A plan to reduce the speed limit on Wellington's Golden Mile is:
Police and pedestrians are backing a move to make traffic in part of the Wellington CBD the slowest in the country to improve pedestrian safety.
The city council is proposing to reduce the speed limit on part of the Golden Mile - from the Lambton Quay/Panama St intersection to the far end of Manners St - from 30kmh to 20kmh in response to pedestrian injuries and fatalities along the route.
Andy Smith, president of pedestrian advocacy group Living Streets Aotearoa, welcomed the proposal.
"We're talking about the Golden Mile, New Zealand's premier shopping strip, we don't need a race track."
But pedestrians could not become complacent, he said.
Wellington road policing manager Inspector Pete Baird said conservative speed limits in areas with a heavy mix of pedestrians and vehicles were a good idea.
But the change was being looked at primarily because of the choices of pedestrians, not motorists, he said. Police data showed most cars and buses on the Golden Mile were already travelling at less than 20kmh.
The public have until October 26 to have their say on the change. The reduced speed limit would come into effect in December.
The council's transport portfolio leader, Andy Foster, said the proposed change was born out of a recent review of pedestrian safety.
At least 13 people have been hit - including jogger Venessa Green, who was killed last year, and NZ Bus director Tim Brown, who suffered multiple broken bones and a punctured lung in July.
Since 2007, 54 serious injury accidents and three fatal pedestrian accidents have happened along the Golden Mile. "This is about taking action to reduce the risk of another serious crash."

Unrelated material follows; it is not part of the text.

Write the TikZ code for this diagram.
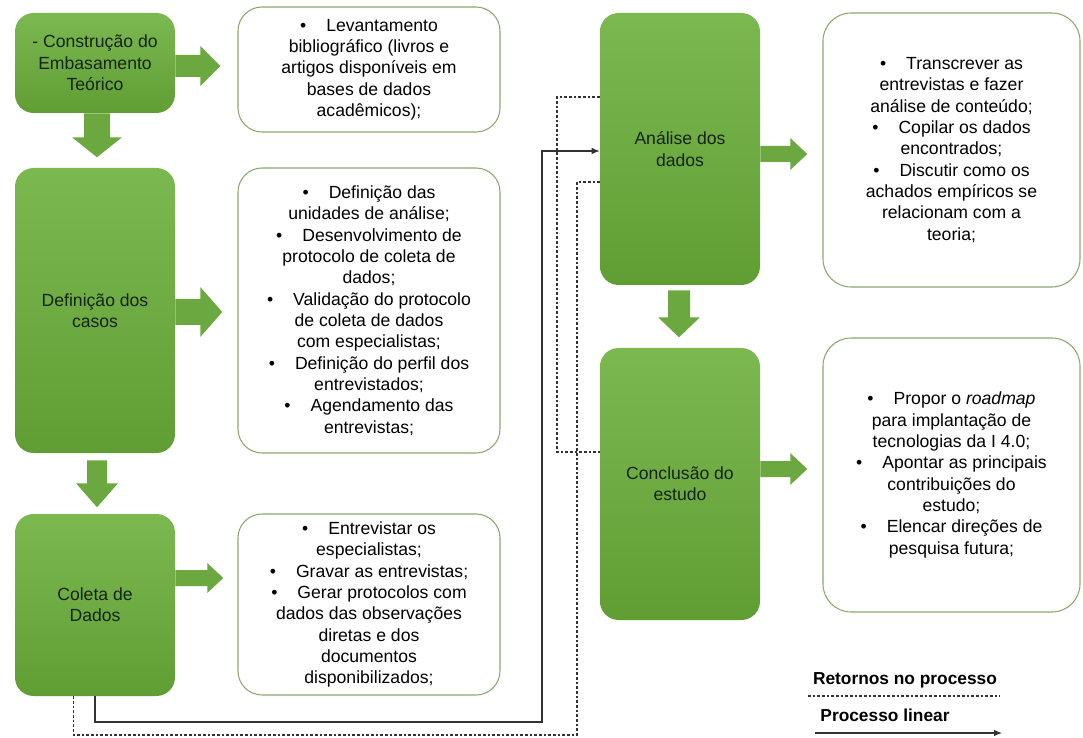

NZ Bus supported the proposed changed and was looking at ways to make the front of its buses more visible, Mr Foster said.
But city councillor John Morrison said the move was yet another knee-jerk reaction that did not address the real problem. "Because the problem to me is a couple of people getting hit by buses and we've got to sort out why that happens."
SLOWER YOU GO, SMALLER THE MESS
The risk of serious injury for a pedestrian hit by a vehicle travelling at 20kmh is about a third compared with a similar collision at 30kmh, according to Wellington City Council.
Transport portfolio leader Andy Foster said for every kilometre an hour the traffic speed was reduced, the council expected a 2 to 3 per cent drop in crashes. "And lowering the speed limit also reduces the severity of crashes."
Living Streets Aotearoa president Andy Smith said: "At 60kmh you're guaranteed to bust a spinal cord. At 30kmh, you'll bounce off the car, hopefully, and only break a few bones."
Wellington road policing manager Inspector Pete Baird said most buses trundled along the Golden Mile at between 13kmh and 17kmh but getting hit by a 12-tonne bus "is like getting hit by a car at 140kmh".